# When To Dose Ferts



## Sacrifice (Sep 24, 2006)

Hey guys I've been thinking...this isn't a big deal but I just pondering it this morning.

I typically dose Flourish Excel in the morning right before I leave for work around 8:30am. My lights are only on from around 2:00-10:00pm. So basically the plants are getting very little light except some room lighting until 2:00pm. I usually get home from work around 5:30-6:00. Would it be better for my plants if I dosed when I got home from work, or is dosing the morning sufficient? I'm not thinking that the dose is evaporating or anything I'm more just thinking that maybe the plants would "feed" better if I put it in in the afternoon after they've had some good lighting for a couple hours.

OR am I just way of my rocker on this one,


----------



## CLUSTER ONE (Aug 2, 2006)

I think your reasoning is logical. I would probably do it in the morning. i think people with pressurized c02 usually have it turned off a night and on in the morning so i would reason ferts should be the same as they are probably needed alot more when the plants are actually undergoing photosynthesis.

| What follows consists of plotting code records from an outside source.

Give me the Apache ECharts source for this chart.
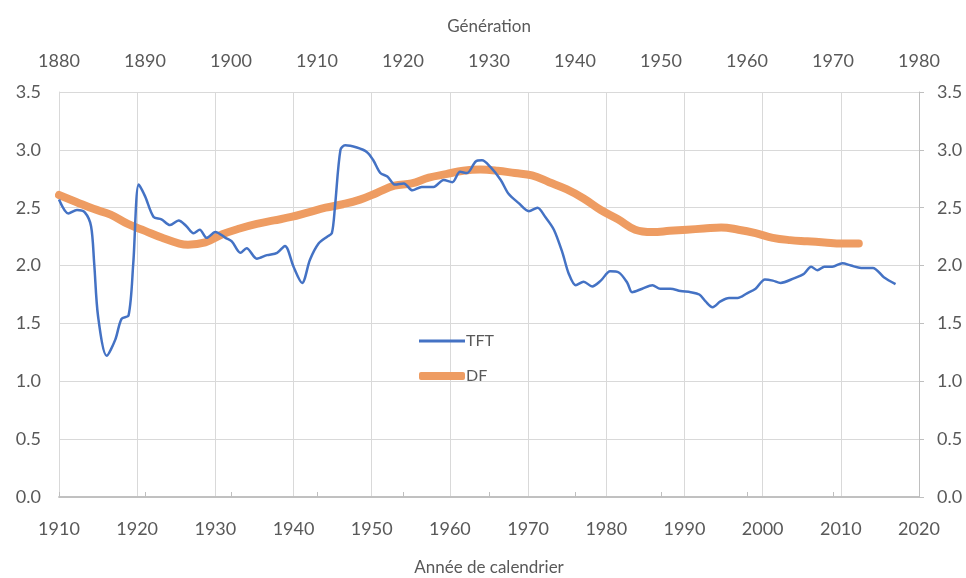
<!DOCTYPE html>
<html>
<head>
<meta charset="utf-8">
<script src="https://cdn.jsdelivr.net/npm/echarts@6/dist/echarts.min.js"></script>
<style>
	html, body { margin: 0; padding: 0; background: #fff; }
	#chart { width: 966px; height: 578px; }
</style>
</head>
<body>
<div id="chart"></div>
<script>
	// TFT : année de calendrier (axe du bas)
	var tftYears = [1910, 1911.2, 1912.3, 1913.3, 1914.1, 1914.5, 1915, 1916.1, 1917.2, 1918, 1918.9, 1919.5, 1920.2, 1921, 1922.1, 1923.1, 1924.2, 1925.3, 1926.3, 1927.2, 1928, 1928.9, 1930, 1931.3, 1932.1, 1933.2, 1934, 1935.3, 1936.6, 1937.9, 1938.9, 1940, 1941.1, 1942.1, 1943.2, 1944.3, 1944.9, 1945.3, 1946, 1946.6, 1948.1, 1949.4, 1950.2, 1951.1, 1952, 1953, 1954.1, 1955.2, 1956.4, 1957.9, 1959.2, 1960.3, 1961.3, 1962.2, 1963.3, 1964.1, 1965.2, 1966.5, 1967.5, 1968.8, 1970.1, 1971.2, 1972.2, 1973.3, 1974.4, 1975.2, 1976.1, 1977.1, 1978.2, 1979.3, 1980.5, 1981.6, 1982.7, 1983.3, 1984.6, 1985.9, 1986.9, 1988.2, 1989.5, 1990.8, 1991.9, 1992.7, 1993.6, 1994.6, 1995.7, 1996.8, 1998, 1999.1, 2000.3, 2001.3, 2002.3, 2004, 2005.3, 2006.2, 2007, 2007.9, 2008.9, 2010.2, 2011.3, 2012.6, 2014.1, 2015.5, 2017];
	var tftValues = [2.57, 2.45, 2.48, 2.46, 2.34, 2.02, 1.56, 1.22, 1.36, 1.54, 1.57, 2.02, 2.70, 2.60, 2.42, 2.40, 2.35, 2.39, 2.34, 2.28, 2.31, 2.24, 2.29, 2.24, 2.21, 2.11, 2.15, 2.06, 2.09, 2.11, 2.17, 1.99, 1.85, 2.05, 2.19, 2.25, 2.28, 2.51, 3.00, 3.04, 3.02, 2.98, 2.91, 2.80, 2.77, 2.70, 2.71, 2.65, 2.68, 2.68, 2.74, 2.72, 2.81, 2.80, 2.90, 2.91, 2.85, 2.74, 2.62, 2.54, 2.47, 2.50, 2.42, 2.31, 2.11, 1.93, 1.83, 1.86, 1.82, 1.87, 1.95, 1.94, 1.85, 1.77, 1.80, 1.83, 1.80, 1.80, 1.78, 1.77, 1.75, 1.69, 1.64, 1.69, 1.72, 1.72, 1.76, 1.80, 1.88, 1.87, 1.85, 1.89, 1.93, 1.99, 1.96, 1.99, 1.99, 2.02, 2.00, 1.98, 1.98, 1.90, 1.84];

	// DF : génération (axe du haut)
	var dfGen = [1880, 1882, 1884, 1886, 1888, 1890, 1892, 1894, 1895, 1897, 1899, 1901, 1903, 1905, 1907, 1909, 1911, 1913, 1915, 1917, 1919, 1921, 1923, 1925, 1927, 1929, 1931, 1933, 1935, 1937, 1939, 1941, 1943, 1945, 1947, 1949, 1951, 1953, 1955, 1957, 1959, 1961, 1963, 1965, 1967, 1969, 1971, 1973];
	var dfValues = [2.61, 2.55, 2.49, 2.44, 2.36, 2.30, 2.24, 2.19, 2.18, 2.20, 2.27, 2.32, 2.36, 2.39, 2.42, 2.46, 2.50, 2.53, 2.57, 2.63, 2.69, 2.71, 2.76, 2.79, 2.82, 2.83, 2.82, 2.80, 2.78, 2.72, 2.66, 2.58, 2.48, 2.40, 2.31, 2.29, 2.30, 2.31, 2.32, 2.33, 2.31, 2.28, 2.24, 2.22, 2.21, 2.20, 2.19, 2.19];

	var font = 'Lato';
	var txt = '#595959';
	var blue = '#4472C4', orange = '#EE9C62';

	function pairs(xs, ys) {
		var out = [];
		for (var i = 0; i < xs.length; i++) {
			out.push([xs[i], ys[i]]);
		}
		return out;
	}
	function yearFmt(v) { return String(v); }

	var myChart = echarts.init(document.getElementById('chart'));

	var yAxisBase = {
		type : 'value',
		min : 0,
		max : 3.5,
		interval : 0.5,
		axisLabel : {
			color : txt,
			fontFamily : font,
			fontSize : 18,
			margin : 18,
			formatter : function(v) { return v.toFixed(1); }
		}
	};
	var legendText = { color : txt, fontFamily : font, fontSize : 16, padding : [0, 0, 0, -4] };

	var option = {
		animation : false,
		textStyle : { fontFamily : font },
		grid : {
			left : 59,
			right : 47,
			top : 92,
			bottom : 81,
			outerBoundsMode : 'none',
			containLabel : false
		},
		// deux légendes : une ligne fine et une ligne épaisse
		legend : [ {
			left : 414,
			top : 328,
			icon : 'rect',
			itemWidth : 46,
			itemHeight : 3,
			textStyle : legendText,
			data : ['TFT']
		}, {
			left : 414,
			top : 363,
			icon : 'roundRect',
			itemWidth : 46,
			itemHeight : 8,
			textStyle : legendText,
			data : ['DF']
		} ],
		xAxis : [ {
			type : 'value',
			position : 'bottom',
			min : 1910,
			max : 2020,
			interval : 10,
			name : 'Année de calendrier',
			nameLocation : 'middle',
			nameGap : 62,
			nameTextStyle : { color : txt, fontFamily : font, fontSize : 17 },
			axisLine : { show : true, lineStyle : { color : '#BFBFBF', width : 1.5 } },
			axisTick : { show : false },
			axisLabel : { color : txt, fontFamily : font, fontSize : 18, margin : 23, formatter : yearFmt },
			splitLine : { show : true, lineStyle : { color : '#D9D9D9', width : 1 } }
		}, {
			type : 'value',
			position : 'top',
			min : 1880,
			max : 1980,
			interval : 10,
			name : 'Génération',
			nameLocation : 'middle',
			nameGap : 57,
			nameTextStyle : { color : txt, fontFamily : font, fontSize : 17 },
			axisLine : { show : true, lineStyle : { color : '#BFBFBF', width : 1.5 } },
			axisTick : { show : true, length : 5, lineStyle : { color : '#BFBFBF' } },
			axisLabel : { color : txt, fontFamily : font, fontSize : 18, margin : 22, formatter : yearFmt },
			splitLine : { show : false }
		} ],
		yAxis : [ echarts.util.merge({
			position : 'left',
			axisLine : { show : true, lineStyle : { color : '#D9D9D9' } },
			axisTick : { show : false },
			splitLine : { show : true, lineStyle : { color : '#D9D9D9', width : 1 } }
		}, yAxisBase, true), echarts.util.merge({
			position : 'right',
			axisLine : { show : true, lineStyle : { color : '#BFBFBF' } },
			axisTick : { show : true, length : 5, lineStyle : { color : '#BFBFBF' } },
			splitLine : { show : false }
		}, yAxisBase, true) ],
		series : [ {
			name : 'DF',
			type : 'line',
			xAxisIndex : 1,
			yAxisIndex : 0,
			data : pairs(dfGen, dfValues),
			smooth : 0.4,
			showSymbol : false,
			symbol : 'none',
			lineStyle : { color : orange, width : 8, cap : 'round' },
			itemStyle : { color : orange },
			z : 2
		}, {
			name : 'TFT',
			type : 'line',
			xAxisIndex : 0,
			yAxisIndex : 0,
			data : pairs(tftYears, tftValues),
			smooth : 0.3,
			showSymbol : false,
			symbol : 'none',
			lineStyle : { color : blue, width : 2.5 },
			itemStyle : { color : blue },
			z : 3
		} ]
	};
	myChart.setOption(option);
</script>
</body>
</html>
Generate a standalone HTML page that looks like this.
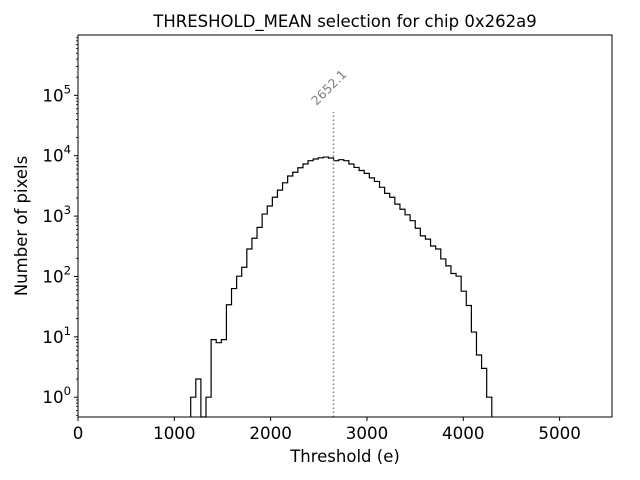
<!DOCTYPE html>
<html><head><meta charset="utf-8"><style>
body{margin:0;background:#fff}
svg{display:block;font-family:"DejaVu Sans","Liberation Sans",sans-serif}
</style></head><body>
<svg id="chart" width="640" height="480"></svg>
<script>
const binStart = 1170;
const binEnd = 4296;
const counts = [1,2,0,1,9,8,9,34,63,101,142,285,430,650,1080,1470,2050,2690,3560,4620,5330,6330,7300,8280,8820,9240,9500,9160,8280,8600,8280,7300,6400,5700,5100,4300,3750,3000,2380,2050,1580,1300,1050,840,630,470,415,320,285,195,150,112,101,57,33,12,5,3,1];
const xTicks = [0,1000,2000,3000,4000,5000];
const yTickExps = [0,1,2,3,4,5];
const meanValue = 2652.1;

const NS="http://www.w3.org/2000/svg";
const svg=document.getElementById('chart');
const L=78,R=612,T=35,B=417;
const xMin=0,xMax=5544,yMinL=Math.log10(0.47),yMaxL=Math.log10(1e6);
const X=v=>L+(v-xMin)/(xMax-xMin)*(R-L);
const Y=v=>B-(Math.log10(v)-yMinL)/(yMaxL-yMinL)*(B-T);
function mk(tag,attrs,parent){const e=document.createElementNS(NS,tag);for(const k in attrs)e.setAttribute(k,attrs[k]);(parent||svg).appendChild(e);return e;}

const w=(binEnd-binStart)/counts.length;
let d='M'+X(binStart)+','+B;
counts.forEach((c,i)=>{
  const y=c>0?Math.max(T,Y(c)):B;
  d+=' L'+X(binStart+i*w)+','+y+' L'+X(binStart+(i+1)*w)+','+y;
});
d+=' L'+X(binEnd)+','+B;
const hist=mk('path',{d:d,fill:'none',stroke:'#000','stroke-width':1.2});



const ml=mk('line',{x1:X(meanValue),x2:X(meanValue),y1:B,y2:112,stroke:'#808080','stroke-width':1.5,'stroke-dasharray':'1.5,2.5'});


const mt=mk('text',{x:X(meanValue)-17,y:106,fill:'#808080','font-size':12.5,transform:'rotate(-45 '+(X(meanValue)-17)+' 106)'});
mt.textContent=meanValue.toFixed(1);



const fr=mk('rect',{x:L,y:T,width:R-L,height:B-T,fill:'none',stroke:'#000','stroke-width':1});



xTicks.forEach(v=>{
  const x=X(v);
  const t=mk('line',{x1:x,x2:x,y1:B,y2:B+4,stroke:'#000'});
  
  
  const l=mk('text',{x:x,y:B+22,'text-anchor':'middle','font-size':16.7});
  l.textContent=v;
  
  
});
yTickExps.forEach(e=>{
  const y=Y(Math.pow(10,e));
  const t=mk('line',{x1:L-4,x2:L,y1:y,y2:y,stroke:'#000'});
  
  
  const l=mk('text',{x:L-7,y:y+6,'text-anchor':'end','font-size':16.7});
  l.innerHTML='10<tspan dy="-8" font-size="11.7">'+e+'</tspan>';
  
  
});
for(let e=-1;e<=5;e++){for(let m=2;m<=9;m++){const v=m*Math.pow(10,e);const y=Y(v);if(y<T||y>B)continue;
  const t=mk('line',{x1:L-2,x2:L,y1:y,y2:y,stroke:'#000','stroke-width':0.8});
  
  }}

const tt=mk('text',{x:345,y:27,'text-anchor':'middle','font-size':16.5});
tt.textContent='THRESHOLD_MEAN selection for chip 0x262a9';


const xt=mk('text',{x:345,y:462,'text-anchor':'middle','font-size':16.5});
xt.textContent='Threshold (e)';


const yt=mk('text',{x:27,y:226,'text-anchor':'middle','font-size':16.5,transform:'rotate(-90 27 226)'});
yt.textContent='Number of pixels';


</script>
</body></html>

Not totally sure but that would be my reasoning. Im not sure if the fert concentration in the water would go down at all if its not being used so i dont know if adding at night would work or if it would just be wasted.


----------



## maknwar (Jul 16, 2007)

It really doesn't matter, as long as you are consistent. Also, 8 hours of light is fine for the plants.


----------



## Sacrifice (Sep 24, 2006)

Yeah consistency is my problem, lol. I've always thought that anything more then hours was not good for your plants....is this still true? It seems that my plants don't gain as much as some other peoples tanks, yet they don't die, just kind slowly grow along. I do manage to grow some killer algae. Still can't seem to find the right mix of lighting and ferts.


----------



## rchan11 (May 6, 2004)

maknwar said:


> It really doesn't matter, as long as you are consistent. Also, 8 hours of light is fine for the plants.


+1

CO2 will make your plants grow like weeds.


----------